The repression intensified after the start of the full-scale invasion. Rustemov adds that after February 24, about 5,000 Crimean Tatars were forced to leave the peninsula. Those men who remain in Crimea (Qirim) are subject to partial mobilisation into the Russian army.

"The life of the Muslims of Crimea was (after the occupation in 2014 and before the full-scale invasion — ed.) and is under the constant and total control of the Russian authorities," 

says Aider Rustemov.

However, the experience of Crimea (Qirim) was not the first for Russians. 

Russia and Muslims in the world

  • Africa

"Ukraine discriminates against Muslims". This is a fake that Russia spreads in African media to spread disinformation, says Issa Sadio, president of the African Council in Ukraine. This narrative is also being spread by African politicians.

"Unfortunately, some African dictators support Putin because he finances them and teaches them how to hold pseudo-elections to legitimise their power. Putin also promises them free food and fertilisers stolen from the Ukrainian territories occupied by Russia. This affects the perception of the war," says Sadio. 

Russia is also using Wagner PMC fighters to control the African continent. And it's not just the weapons — the Russian Federation is opening Russian cultural centres where young people can learn about Russian culture and the language and then be given the opportunity to get an education in Russia. 

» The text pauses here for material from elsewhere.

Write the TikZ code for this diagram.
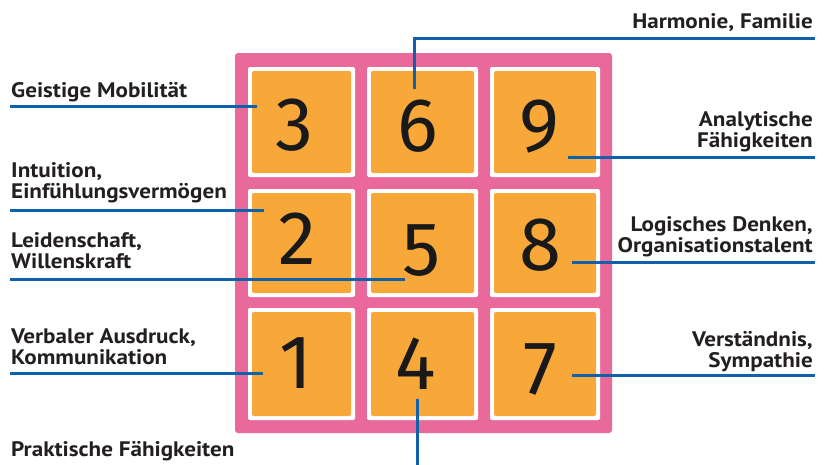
\documentclass[tikz,border=0pt]{standalone}
\usepackage{fontspec}
\setmainfont{PT Sans}[FakeStretch=1.1]
\newfontfamily\digitfont{Fira Sans}
\definecolor{framepink}{RGB}{233,105,155}
\definecolor{sqorange}{RGB}{247,168,56}
\definecolor{lineblue}{RGB}{16,96,170}
\definecolor{txt}{RGB}{35,31,32}
\begin{document}
\begin{tikzpicture}[x=1pt,y=-1pt,
  lab/.style={inner sep=0pt,font=\fontsize{21}{20.5}\selectfont\bfseries,text=txt},
  labl/.style={lab,anchor=base west,align=left},
  labr/.style={lab,anchor=base east,align=right},
  conn/.style={draw=lineblue,line width=3pt},
  cellw/.style={fill=white,rounded corners=2pt},
  sq/.style={fill=sqorange,rounded corners=2pt},
  dig/.style={inner sep=0pt,font=\digitfont\fontsize{76}{76}\selectfont,text=black!90}]
\useasboundingbox (0,0) rectangle (827,464);
% frame
\fill[framepink,rounded corners=3pt] (235,53) rectangle (612,433);
% white cells and orange squares
\foreach \cx/\xa/\xb in {1/248/355,2/367/478,3/490/600}{
  \foreach \ry/\ya/\yb in {1/67/177,2/189/297,3/308/420}{
    \fill[cellw] (\xa,\ya) rectangle (\xb,\yb);
    \fill[sq] (\xa+4,\ya+4) rectangle (\xb-4,\yb-4);
  }
}
% named square nodes
\node[inner sep=0pt,minimum width=99pt,minimum height=102pt] (sq3) at (301.5,122) {};
\node[inner sep=0pt,minimum width=103pt,minimum height=102pt] (sq6) at (422.5,122) {};
\node[inner sep=0pt,minimum width=102pt,minimum height=102pt] (sq9) at (545,122) {};
\node[inner sep=0pt,minimum width=99pt,minimum height=100pt] (sq2) at (301.5,243) {};
\node[inner sep=0pt,minimum width=103pt,minimum height=100pt] (sq5) at (422.5,243) {};
\node[inner sep=0pt,minimum width=102pt,minimum height=100pt] (sq8) at (545,243) {};
\node[inner sep=0pt,minimum width=99pt,minimum height=104pt] (sq1) at (301.5,364) {};
\node[inner sep=0pt,minimum width=103pt,minimum height=104pt] (sq4) at (422.5,364) {};
\node[inner sep=0pt,minimum width=102pt,minimum height=104pt] (sq7) at (545,364) {};
% digits
\node[dig] (d3) at (294,125) {3};
\node[dig] (d6) at (418,126) {6};
\node[dig] (d9) at (539,127) {9};
\node[dig] (d2) at (297,239) {2};
\node[dig] (d5) at (422,251) {5};
\node[dig] (d8) at (540,245) {8};
\node[dig] (d1) at (296,363) {1};
\node[dig] (d4) at (416,364) {4};
\node[dig] (d7) at (540,369) {7};
% labels left (anchor = baseline of last line)
\node[labl] (l3) at (11,97) {Geistige Mobilität};
\node[labl] (l2) at (11,198) {Intuition,\\Einfühlungsvermögen};
\node[labl] (l5) at (11,268) {Leidenschaft,\\Willenskraft};
\node[labl] (l1) at (11,364) {Verbaler Ausdruck,\\Kommunikation};
\node[labl] (l4) at (11,456) {Praktische Fähigkeiten};
% labels right
\node[labr] (l6) at (813,28) {Harmonie, Familie};
\node[labr] (l9) at (813,147) {Analytische\\Fähigkeiten};
\node[labr] (l8) at (813,252) {Logisches Denken,\\Organisationstalent};
\node[labr] (l7) at (813,367) {Verständnis,\\Sympathie};
% connector coordinates
\coordinate (a3) at (10,106);  \coordinate (p3) at (257,106);
\coordinate (a2) at (10,210);  \coordinate (p2) at (264,210);
\coordinate (a5) at (10,279);  \coordinate (p5) at (405,279);
\coordinate (a1) at (10,373);  \coordinate (p1) at (263,373);
\coordinate (a6) at (815,38);  \coordinate (b6) at (414,38); \coordinate (p6) at (414,89);
\coordinate (a9) at (815,157); \coordinate (p9) at (568,157);
\coordinate (a8) at (815,262); \coordinate (p8) at (572,262);
\coordinate (a7) at (815,375); \coordinate (p7) at (572,375);
\coordinate (p4) at (417,399); \coordinate (a4) at (417,466);
% connectors
\draw[conn] (a3) -- (p3);
\draw[conn] (a2) -- (p2);
\draw[conn] (a5) -- (p5);
\draw[conn] (a1) -- (p1);
\draw[conn] (a6) -- (b6) -- (p6);
\draw[conn] (a9) -- (p9);
\draw[conn] (a8) -- (p8);
\draw[conn] (a7) -- (p7);
\draw[conn] (p4) -- (a4);
\end{tikzpicture}
\end{document}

They are also offering free food — distributing food and livestock for farming — all against the backdrop of a shortage of Ukrainian agricultural products in the region. In this way, says Issa Sadio, Russia is buying the support of the people of Africa by turning them against Ukraine. 

  • Syria

The head of the Syrian diaspora in Kyiv, Muhammad Zaidiyeh, stressed that the war in Ukraine is not the only war Russia is waging against Muslims. In 2015, for example, Russia officially entered the war in Syria, where some 1.5 million people have died and 7-8 million have become refugees. 

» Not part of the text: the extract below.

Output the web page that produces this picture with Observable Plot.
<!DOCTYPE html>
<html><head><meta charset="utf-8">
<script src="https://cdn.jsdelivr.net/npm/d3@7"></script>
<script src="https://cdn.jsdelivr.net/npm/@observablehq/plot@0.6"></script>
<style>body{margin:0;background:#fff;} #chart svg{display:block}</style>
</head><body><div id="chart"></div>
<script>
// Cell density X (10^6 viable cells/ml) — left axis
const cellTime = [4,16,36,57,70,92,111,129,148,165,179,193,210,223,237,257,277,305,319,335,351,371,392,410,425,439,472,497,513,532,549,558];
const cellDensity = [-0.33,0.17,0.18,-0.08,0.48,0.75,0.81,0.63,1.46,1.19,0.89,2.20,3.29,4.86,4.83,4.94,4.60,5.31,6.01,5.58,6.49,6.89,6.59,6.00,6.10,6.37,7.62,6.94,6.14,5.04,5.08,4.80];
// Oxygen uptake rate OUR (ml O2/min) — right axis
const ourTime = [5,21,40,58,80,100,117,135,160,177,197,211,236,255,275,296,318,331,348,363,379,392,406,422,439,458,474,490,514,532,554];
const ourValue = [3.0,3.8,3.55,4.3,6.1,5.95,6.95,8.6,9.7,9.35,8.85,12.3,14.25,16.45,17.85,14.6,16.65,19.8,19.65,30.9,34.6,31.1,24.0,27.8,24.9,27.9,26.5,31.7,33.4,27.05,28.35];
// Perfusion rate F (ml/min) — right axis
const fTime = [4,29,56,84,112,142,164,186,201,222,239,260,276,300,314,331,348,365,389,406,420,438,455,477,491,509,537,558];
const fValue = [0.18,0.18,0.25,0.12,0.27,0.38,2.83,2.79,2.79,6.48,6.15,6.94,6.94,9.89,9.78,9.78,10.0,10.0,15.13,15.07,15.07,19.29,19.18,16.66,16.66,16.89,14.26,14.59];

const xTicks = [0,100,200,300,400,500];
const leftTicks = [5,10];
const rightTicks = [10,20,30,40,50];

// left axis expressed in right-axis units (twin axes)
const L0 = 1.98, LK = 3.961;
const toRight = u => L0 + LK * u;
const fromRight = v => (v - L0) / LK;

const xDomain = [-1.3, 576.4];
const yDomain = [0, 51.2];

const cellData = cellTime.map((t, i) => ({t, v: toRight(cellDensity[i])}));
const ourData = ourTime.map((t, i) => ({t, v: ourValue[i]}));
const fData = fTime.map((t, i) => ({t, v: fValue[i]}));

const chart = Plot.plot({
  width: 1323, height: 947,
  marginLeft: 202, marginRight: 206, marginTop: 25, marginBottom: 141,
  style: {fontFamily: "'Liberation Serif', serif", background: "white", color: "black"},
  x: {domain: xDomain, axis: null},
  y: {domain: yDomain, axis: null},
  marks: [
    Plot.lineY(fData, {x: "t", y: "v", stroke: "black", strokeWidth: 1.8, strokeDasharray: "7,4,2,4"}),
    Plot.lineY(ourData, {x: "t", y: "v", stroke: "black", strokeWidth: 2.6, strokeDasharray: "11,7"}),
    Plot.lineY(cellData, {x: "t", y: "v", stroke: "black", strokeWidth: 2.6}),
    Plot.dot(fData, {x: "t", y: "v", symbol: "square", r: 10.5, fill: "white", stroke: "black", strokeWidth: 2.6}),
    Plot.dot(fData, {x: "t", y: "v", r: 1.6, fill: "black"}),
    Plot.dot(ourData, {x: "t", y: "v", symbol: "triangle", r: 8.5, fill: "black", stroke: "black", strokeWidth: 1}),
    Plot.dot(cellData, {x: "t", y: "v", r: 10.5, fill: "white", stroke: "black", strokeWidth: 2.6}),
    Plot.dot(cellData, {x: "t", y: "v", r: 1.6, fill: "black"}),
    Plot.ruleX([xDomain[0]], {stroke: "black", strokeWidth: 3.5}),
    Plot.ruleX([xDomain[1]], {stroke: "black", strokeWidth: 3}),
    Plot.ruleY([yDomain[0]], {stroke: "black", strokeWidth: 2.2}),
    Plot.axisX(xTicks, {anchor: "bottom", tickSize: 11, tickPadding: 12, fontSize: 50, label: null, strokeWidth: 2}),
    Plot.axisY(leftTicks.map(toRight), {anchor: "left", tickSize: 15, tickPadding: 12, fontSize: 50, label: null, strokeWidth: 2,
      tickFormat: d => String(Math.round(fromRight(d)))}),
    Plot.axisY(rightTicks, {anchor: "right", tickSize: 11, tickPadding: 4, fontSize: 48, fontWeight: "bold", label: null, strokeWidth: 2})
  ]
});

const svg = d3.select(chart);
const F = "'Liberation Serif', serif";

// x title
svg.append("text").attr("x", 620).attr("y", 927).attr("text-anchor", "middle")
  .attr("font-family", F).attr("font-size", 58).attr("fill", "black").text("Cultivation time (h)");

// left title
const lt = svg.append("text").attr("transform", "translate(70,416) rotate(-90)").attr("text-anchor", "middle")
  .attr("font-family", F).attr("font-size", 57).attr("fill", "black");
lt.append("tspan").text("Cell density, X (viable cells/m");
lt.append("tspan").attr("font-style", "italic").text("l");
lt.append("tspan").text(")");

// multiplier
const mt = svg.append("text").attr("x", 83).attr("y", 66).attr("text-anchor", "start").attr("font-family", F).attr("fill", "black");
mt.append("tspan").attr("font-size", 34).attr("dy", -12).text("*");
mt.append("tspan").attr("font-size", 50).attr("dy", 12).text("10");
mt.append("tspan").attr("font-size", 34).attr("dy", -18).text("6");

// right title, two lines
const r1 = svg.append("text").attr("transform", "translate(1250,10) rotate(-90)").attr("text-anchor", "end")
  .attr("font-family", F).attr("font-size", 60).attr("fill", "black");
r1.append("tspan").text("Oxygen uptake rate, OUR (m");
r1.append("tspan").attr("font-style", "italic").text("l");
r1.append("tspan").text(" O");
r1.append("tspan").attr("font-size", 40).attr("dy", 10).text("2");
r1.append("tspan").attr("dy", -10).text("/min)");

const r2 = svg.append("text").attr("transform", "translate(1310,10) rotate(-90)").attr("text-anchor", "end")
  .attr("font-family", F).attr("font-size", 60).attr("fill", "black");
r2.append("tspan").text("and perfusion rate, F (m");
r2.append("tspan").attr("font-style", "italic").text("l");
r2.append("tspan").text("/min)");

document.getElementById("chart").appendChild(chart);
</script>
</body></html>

Zaidiyeh said that Syrian human rights activists, together with Ukrainian ones, are currently working to bring Bashar al-Assad (Syrian president — ed.) and Vladimir Putin to the International Criminal Court. 

In 2013, during the civil war in Syria, the Assad regime carried out chemical attacks in the city of Douma and the Eastern Ghuta region. More than a thousand people were killed. 

Syria denies using chemical weapons, but a joint investigation by the UN and the Organisation for the Prohibition of Chemical Weapons found that the Syrian government used the nerve agent sarin and chlorine as weapons.

Russia supported the Syrian government's actions, claiming that the attacks were carried out by opposition forces or staged by "Western intelligence services". 

  • Malaysia

The experience of Southeast Asia is different — it was not colonised by Russia.  Therefore, according to Mohammad Fazril bin Mohd Saleh, secretary-general of the Malaysian Islamic Youth Movement, the view that criticising Russia is supporting the colonisers and cases of Islamophobia in these countries is popular there (Malaysia was a British colony and occupied by Japan during the Second World War — ed). 

"Relatively few Muslims know anything about the Russian-Ukrainian war and the history of Russian-Ukrainian relations. Therefore, it is necessary to explain in Southeast Asia that Ukraine has never had its own colonies and that Ukrainian Muslims in occupied Crimea are subject to Russian repression," 

said Mohammad Fazril bin Mohd Saleh.